Your objective - Every line from the one holding "Write a component" through the one holding "XAxis, YAxis, Legend" should be returned exactly, both included; the pictures should not.

[Charts and diagrams as code]
┏━━
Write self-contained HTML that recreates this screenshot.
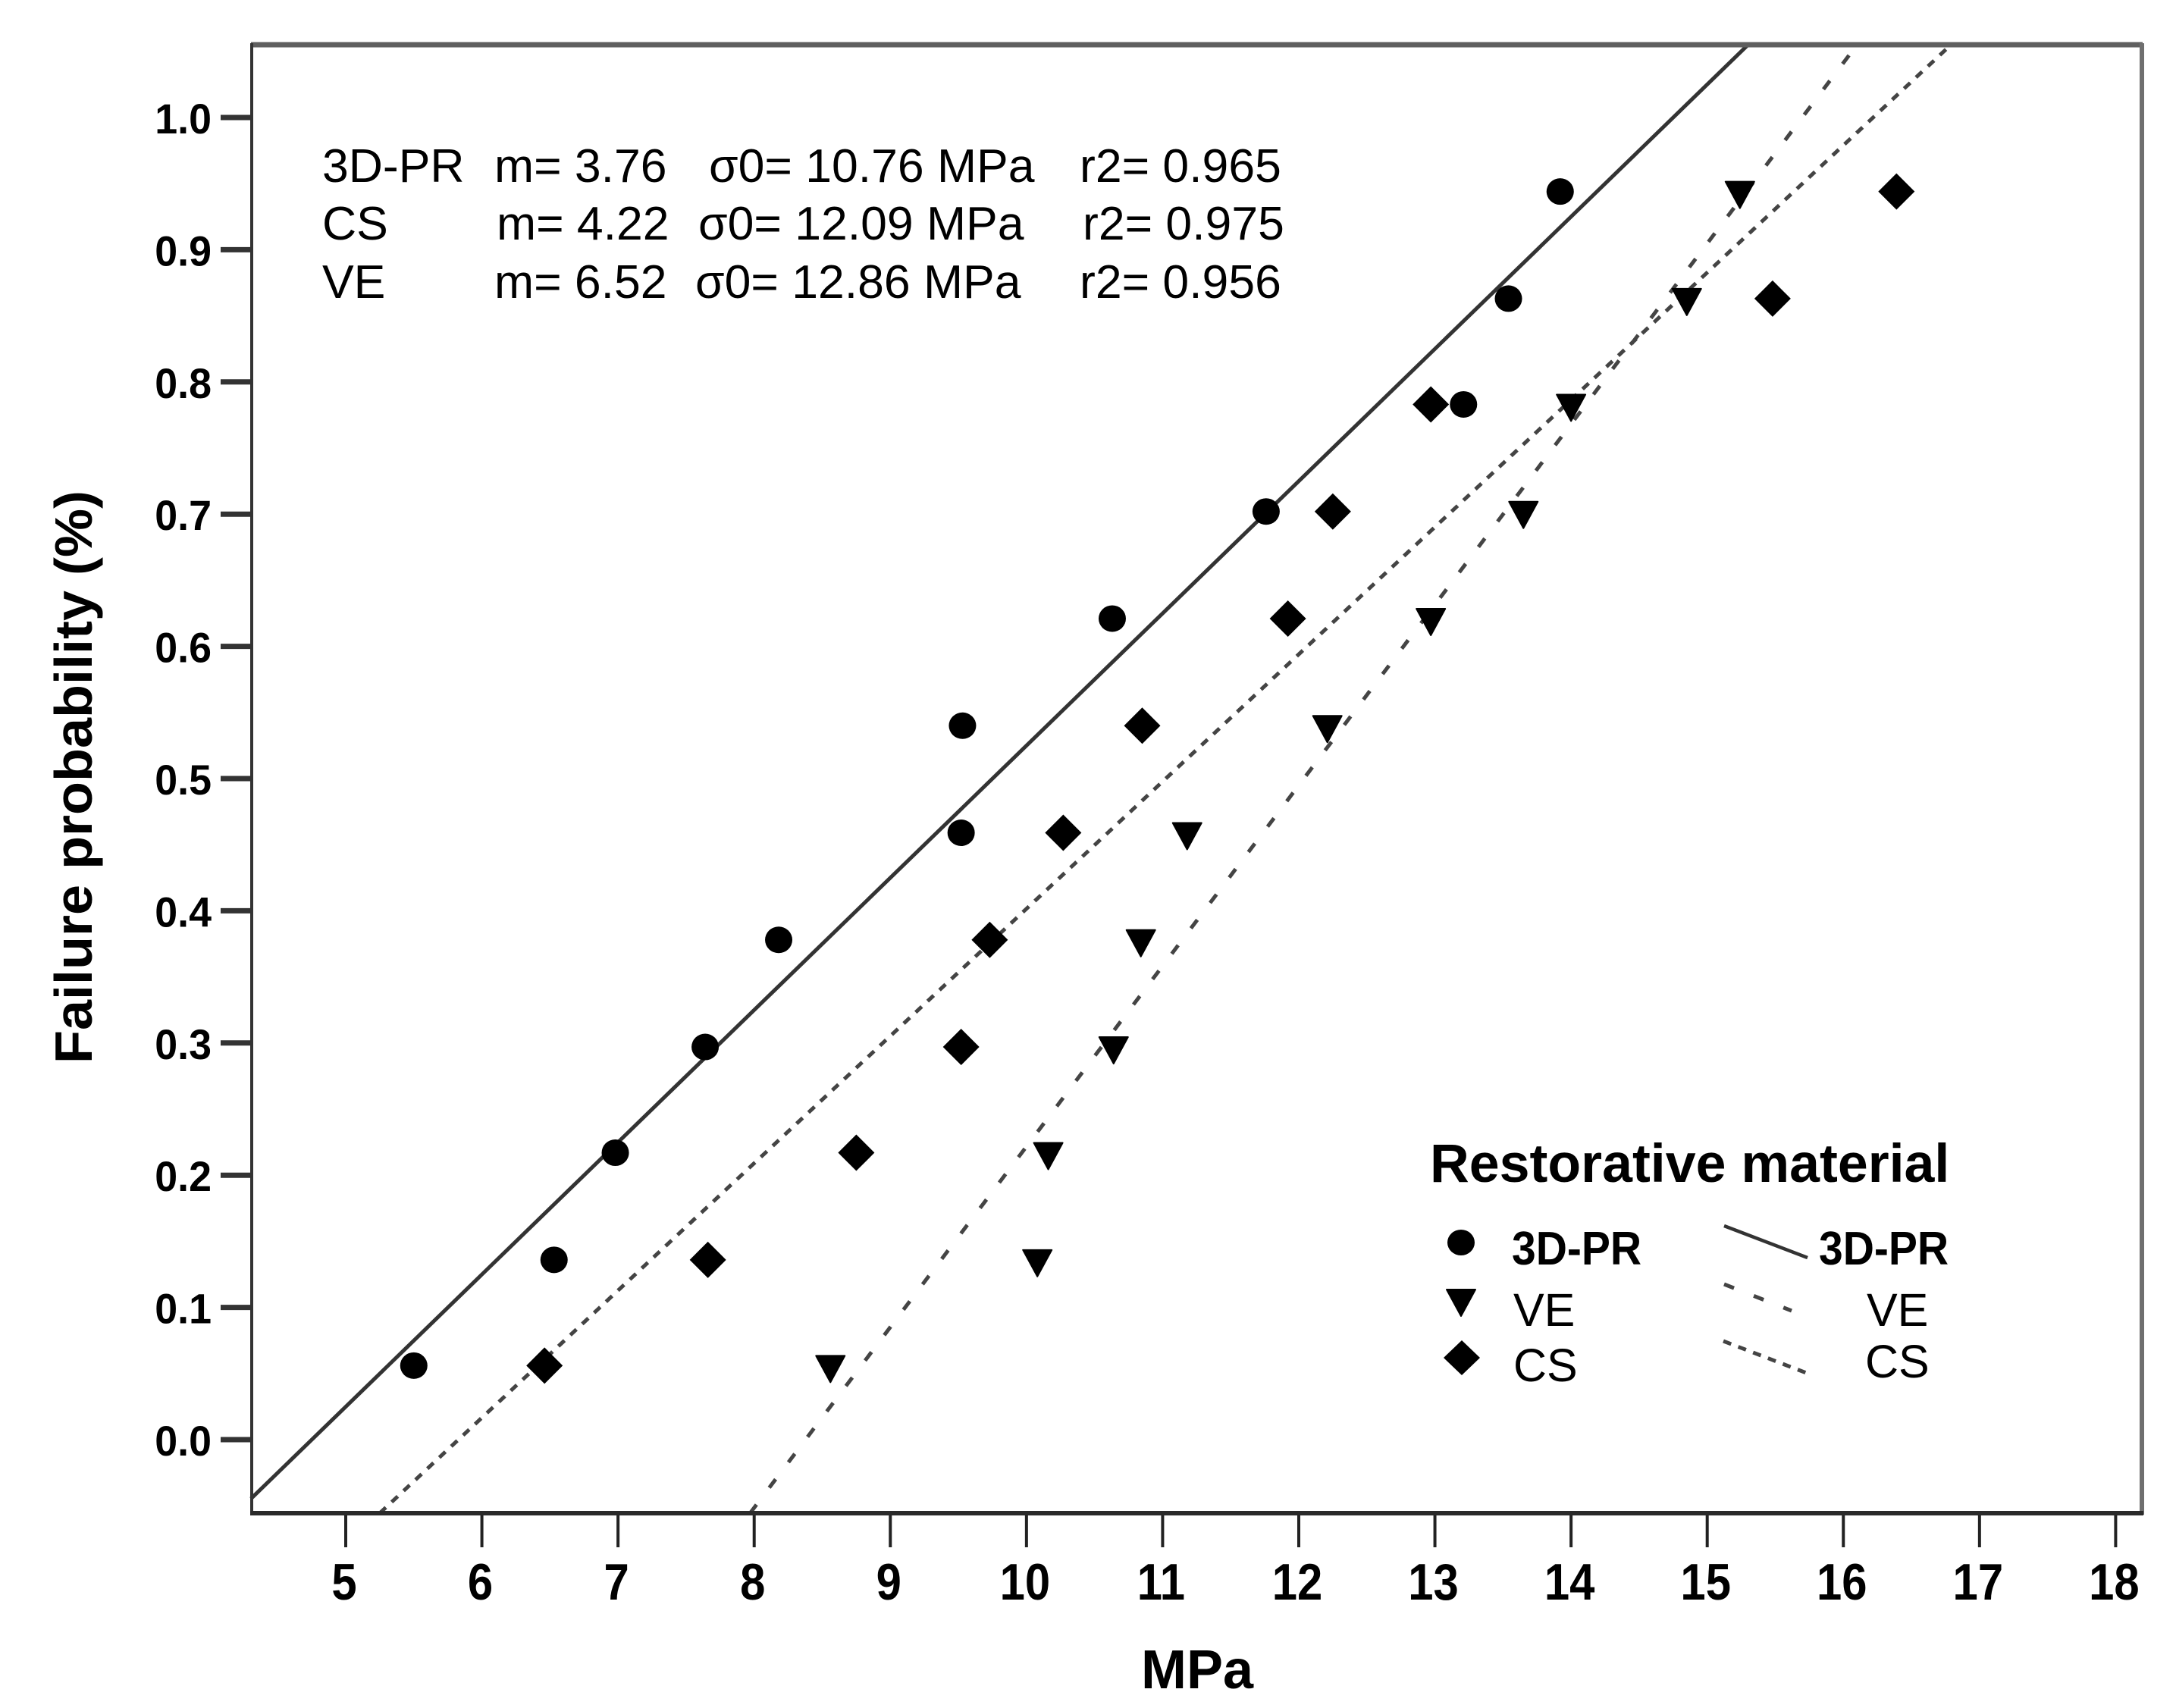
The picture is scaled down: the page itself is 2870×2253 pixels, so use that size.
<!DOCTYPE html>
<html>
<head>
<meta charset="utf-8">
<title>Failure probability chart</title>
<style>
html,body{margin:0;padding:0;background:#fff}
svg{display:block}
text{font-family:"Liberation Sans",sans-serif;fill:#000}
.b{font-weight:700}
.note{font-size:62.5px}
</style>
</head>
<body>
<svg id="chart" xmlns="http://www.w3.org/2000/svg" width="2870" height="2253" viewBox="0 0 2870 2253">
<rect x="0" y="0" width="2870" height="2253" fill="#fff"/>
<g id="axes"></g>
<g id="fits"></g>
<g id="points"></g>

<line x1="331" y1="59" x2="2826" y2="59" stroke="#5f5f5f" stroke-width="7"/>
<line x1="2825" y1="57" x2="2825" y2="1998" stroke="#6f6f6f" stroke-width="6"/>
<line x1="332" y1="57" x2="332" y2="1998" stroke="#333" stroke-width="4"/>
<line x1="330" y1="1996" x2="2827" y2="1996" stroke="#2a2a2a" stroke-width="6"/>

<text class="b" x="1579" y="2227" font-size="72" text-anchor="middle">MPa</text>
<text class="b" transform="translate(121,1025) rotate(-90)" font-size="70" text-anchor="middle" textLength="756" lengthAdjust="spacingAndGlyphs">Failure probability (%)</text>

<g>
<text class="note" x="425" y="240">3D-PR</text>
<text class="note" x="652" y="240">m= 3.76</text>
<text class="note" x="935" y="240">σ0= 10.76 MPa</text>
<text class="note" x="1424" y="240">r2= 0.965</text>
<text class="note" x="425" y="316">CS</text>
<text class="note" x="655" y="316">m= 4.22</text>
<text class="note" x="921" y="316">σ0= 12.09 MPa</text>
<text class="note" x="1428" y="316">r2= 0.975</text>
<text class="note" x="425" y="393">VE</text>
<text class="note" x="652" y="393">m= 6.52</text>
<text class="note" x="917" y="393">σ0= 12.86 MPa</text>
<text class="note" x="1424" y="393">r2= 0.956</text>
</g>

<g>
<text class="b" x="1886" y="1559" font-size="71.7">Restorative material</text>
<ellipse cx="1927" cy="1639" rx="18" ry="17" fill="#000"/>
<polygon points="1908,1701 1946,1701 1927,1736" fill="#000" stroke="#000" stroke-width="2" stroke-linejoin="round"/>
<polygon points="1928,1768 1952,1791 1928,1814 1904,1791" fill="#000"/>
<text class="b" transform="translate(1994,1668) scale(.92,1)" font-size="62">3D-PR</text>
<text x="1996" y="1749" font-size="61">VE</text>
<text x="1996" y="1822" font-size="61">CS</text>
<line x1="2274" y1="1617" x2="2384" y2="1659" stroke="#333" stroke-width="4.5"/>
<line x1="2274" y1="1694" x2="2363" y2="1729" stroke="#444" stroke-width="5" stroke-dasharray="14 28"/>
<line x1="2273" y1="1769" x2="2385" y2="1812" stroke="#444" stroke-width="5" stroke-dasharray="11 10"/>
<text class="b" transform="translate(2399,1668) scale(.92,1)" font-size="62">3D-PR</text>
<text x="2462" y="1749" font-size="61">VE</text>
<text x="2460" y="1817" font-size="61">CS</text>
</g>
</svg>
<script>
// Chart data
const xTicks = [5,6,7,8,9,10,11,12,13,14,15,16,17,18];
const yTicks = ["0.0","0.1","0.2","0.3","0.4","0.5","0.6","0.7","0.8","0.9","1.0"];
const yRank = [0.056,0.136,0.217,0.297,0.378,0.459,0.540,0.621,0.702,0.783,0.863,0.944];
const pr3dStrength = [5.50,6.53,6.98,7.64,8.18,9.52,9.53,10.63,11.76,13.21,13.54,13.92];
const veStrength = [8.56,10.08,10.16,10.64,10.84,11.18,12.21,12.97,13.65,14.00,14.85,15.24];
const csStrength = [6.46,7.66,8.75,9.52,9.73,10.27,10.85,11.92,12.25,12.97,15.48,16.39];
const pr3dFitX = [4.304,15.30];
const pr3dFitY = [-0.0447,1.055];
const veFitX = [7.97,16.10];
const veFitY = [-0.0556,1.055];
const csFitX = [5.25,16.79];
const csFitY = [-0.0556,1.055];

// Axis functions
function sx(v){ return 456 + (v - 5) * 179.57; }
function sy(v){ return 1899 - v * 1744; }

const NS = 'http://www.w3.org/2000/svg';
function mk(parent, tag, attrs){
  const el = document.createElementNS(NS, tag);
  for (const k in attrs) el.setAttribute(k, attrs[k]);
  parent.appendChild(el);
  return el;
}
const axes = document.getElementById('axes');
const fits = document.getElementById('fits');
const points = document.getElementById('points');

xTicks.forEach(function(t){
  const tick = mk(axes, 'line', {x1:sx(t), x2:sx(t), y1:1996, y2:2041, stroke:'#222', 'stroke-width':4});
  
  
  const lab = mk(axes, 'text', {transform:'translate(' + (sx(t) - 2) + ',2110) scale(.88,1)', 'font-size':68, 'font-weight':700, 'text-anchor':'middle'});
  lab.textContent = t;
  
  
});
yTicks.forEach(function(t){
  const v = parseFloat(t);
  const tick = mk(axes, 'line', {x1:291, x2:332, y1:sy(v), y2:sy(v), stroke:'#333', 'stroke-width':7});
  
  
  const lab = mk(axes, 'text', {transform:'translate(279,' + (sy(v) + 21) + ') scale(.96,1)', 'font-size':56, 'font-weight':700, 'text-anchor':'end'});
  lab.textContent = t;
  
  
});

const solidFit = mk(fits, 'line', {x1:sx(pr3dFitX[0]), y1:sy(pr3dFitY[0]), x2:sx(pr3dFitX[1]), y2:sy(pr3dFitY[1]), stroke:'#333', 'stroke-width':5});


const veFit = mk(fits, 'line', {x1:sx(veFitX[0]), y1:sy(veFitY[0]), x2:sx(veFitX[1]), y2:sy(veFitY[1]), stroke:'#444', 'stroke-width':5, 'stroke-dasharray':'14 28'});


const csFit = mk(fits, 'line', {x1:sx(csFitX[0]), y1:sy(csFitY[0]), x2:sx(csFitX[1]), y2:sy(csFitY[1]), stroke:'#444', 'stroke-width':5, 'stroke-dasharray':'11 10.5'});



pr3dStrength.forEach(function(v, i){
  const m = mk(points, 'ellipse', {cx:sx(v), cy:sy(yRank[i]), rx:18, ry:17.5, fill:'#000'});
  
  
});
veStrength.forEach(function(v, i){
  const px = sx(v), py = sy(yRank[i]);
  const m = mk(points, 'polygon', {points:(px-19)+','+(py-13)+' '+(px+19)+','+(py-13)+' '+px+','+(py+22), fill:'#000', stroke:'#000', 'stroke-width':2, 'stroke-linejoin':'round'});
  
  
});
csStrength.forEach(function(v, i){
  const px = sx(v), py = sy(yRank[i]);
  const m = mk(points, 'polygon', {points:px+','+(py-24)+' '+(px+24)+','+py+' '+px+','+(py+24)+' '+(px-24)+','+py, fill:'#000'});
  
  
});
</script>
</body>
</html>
┗━━
┏━━
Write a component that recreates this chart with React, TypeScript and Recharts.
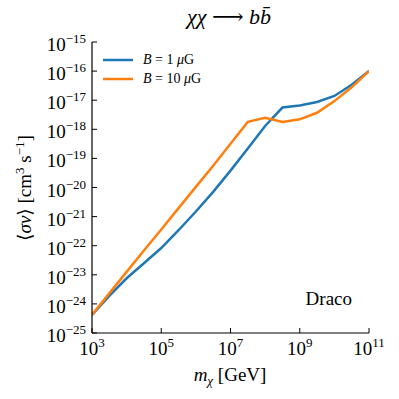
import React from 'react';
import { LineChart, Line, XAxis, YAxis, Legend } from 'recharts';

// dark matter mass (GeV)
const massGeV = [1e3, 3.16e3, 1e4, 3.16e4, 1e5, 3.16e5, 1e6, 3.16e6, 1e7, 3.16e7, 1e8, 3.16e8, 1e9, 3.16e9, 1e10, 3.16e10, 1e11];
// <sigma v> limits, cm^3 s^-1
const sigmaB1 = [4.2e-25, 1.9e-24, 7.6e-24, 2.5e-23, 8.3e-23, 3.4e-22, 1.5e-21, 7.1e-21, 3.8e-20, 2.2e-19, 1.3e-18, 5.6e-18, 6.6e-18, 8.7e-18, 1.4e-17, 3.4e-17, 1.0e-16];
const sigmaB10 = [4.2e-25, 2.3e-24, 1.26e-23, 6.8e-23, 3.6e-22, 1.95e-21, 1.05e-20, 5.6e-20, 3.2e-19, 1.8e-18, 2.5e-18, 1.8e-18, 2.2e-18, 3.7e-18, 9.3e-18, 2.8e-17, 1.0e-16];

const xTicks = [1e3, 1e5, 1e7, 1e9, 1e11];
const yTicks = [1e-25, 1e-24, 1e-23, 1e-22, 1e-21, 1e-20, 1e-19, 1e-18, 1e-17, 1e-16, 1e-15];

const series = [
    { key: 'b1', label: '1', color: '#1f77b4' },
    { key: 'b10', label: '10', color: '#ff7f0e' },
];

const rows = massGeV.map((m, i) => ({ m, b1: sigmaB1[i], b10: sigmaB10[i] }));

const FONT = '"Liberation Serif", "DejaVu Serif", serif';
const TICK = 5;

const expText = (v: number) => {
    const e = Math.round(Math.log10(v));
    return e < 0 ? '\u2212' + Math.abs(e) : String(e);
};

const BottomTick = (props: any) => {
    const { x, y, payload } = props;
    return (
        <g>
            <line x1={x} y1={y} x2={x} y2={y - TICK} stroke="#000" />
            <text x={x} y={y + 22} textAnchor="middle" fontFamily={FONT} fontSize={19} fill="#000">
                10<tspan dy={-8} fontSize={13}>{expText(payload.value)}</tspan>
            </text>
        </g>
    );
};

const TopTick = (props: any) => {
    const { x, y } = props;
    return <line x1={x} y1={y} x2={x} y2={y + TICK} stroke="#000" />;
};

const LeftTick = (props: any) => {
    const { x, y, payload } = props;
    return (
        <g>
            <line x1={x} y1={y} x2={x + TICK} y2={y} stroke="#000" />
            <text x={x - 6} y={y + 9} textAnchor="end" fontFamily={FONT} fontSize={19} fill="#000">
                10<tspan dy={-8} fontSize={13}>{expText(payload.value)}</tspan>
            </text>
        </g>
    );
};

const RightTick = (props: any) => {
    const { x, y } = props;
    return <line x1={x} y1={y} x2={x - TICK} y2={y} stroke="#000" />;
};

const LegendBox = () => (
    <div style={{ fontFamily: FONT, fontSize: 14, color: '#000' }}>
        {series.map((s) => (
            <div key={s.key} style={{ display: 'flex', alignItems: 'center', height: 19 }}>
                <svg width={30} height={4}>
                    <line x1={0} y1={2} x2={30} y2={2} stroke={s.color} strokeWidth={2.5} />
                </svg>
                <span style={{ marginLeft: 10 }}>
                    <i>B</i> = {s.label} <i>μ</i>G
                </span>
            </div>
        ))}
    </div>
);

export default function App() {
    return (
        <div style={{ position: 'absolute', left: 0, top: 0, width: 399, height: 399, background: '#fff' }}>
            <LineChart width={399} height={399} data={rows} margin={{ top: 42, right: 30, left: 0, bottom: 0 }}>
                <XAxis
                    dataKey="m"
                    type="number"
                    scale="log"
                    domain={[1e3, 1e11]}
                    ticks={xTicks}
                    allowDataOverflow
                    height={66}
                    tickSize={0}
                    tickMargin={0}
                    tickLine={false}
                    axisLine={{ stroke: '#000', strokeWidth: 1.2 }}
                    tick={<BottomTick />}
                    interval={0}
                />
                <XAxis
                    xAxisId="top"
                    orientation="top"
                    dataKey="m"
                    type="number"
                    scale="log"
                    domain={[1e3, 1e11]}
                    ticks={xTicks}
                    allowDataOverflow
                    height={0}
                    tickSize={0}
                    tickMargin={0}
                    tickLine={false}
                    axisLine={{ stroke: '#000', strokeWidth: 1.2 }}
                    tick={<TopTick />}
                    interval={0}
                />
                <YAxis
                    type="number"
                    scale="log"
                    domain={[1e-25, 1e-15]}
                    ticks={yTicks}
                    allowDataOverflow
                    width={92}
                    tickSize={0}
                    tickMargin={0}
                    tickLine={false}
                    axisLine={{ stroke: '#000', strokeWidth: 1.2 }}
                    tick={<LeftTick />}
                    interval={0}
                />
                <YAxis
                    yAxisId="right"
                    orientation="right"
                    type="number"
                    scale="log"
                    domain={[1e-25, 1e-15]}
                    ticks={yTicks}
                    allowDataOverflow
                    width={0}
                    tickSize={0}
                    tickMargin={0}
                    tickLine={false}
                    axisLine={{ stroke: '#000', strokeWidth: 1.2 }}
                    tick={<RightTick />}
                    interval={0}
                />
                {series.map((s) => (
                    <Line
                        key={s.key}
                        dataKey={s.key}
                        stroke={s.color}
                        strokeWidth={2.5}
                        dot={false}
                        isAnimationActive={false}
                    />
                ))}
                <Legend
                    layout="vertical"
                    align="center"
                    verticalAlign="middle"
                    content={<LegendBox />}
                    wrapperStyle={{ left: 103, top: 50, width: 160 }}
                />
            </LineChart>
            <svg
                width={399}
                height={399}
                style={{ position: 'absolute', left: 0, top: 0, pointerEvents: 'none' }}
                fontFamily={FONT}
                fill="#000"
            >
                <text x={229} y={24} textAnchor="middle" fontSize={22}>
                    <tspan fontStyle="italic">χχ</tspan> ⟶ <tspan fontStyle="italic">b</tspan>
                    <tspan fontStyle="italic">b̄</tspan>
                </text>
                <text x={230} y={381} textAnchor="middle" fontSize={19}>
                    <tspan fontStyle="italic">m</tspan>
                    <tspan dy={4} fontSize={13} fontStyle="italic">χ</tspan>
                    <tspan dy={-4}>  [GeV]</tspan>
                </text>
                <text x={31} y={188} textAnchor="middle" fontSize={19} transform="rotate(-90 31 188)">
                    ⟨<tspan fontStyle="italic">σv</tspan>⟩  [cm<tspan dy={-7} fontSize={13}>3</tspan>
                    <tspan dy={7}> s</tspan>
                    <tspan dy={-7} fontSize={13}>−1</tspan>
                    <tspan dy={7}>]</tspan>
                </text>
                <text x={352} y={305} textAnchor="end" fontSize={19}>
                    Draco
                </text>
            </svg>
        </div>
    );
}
┗━━
Full solution -
Write a component that recreates this chart with React, TypeScript and Recharts.
import React from 'react';
import { LineChart, Line, XAxis, YAxis, Legend } from 'recharts';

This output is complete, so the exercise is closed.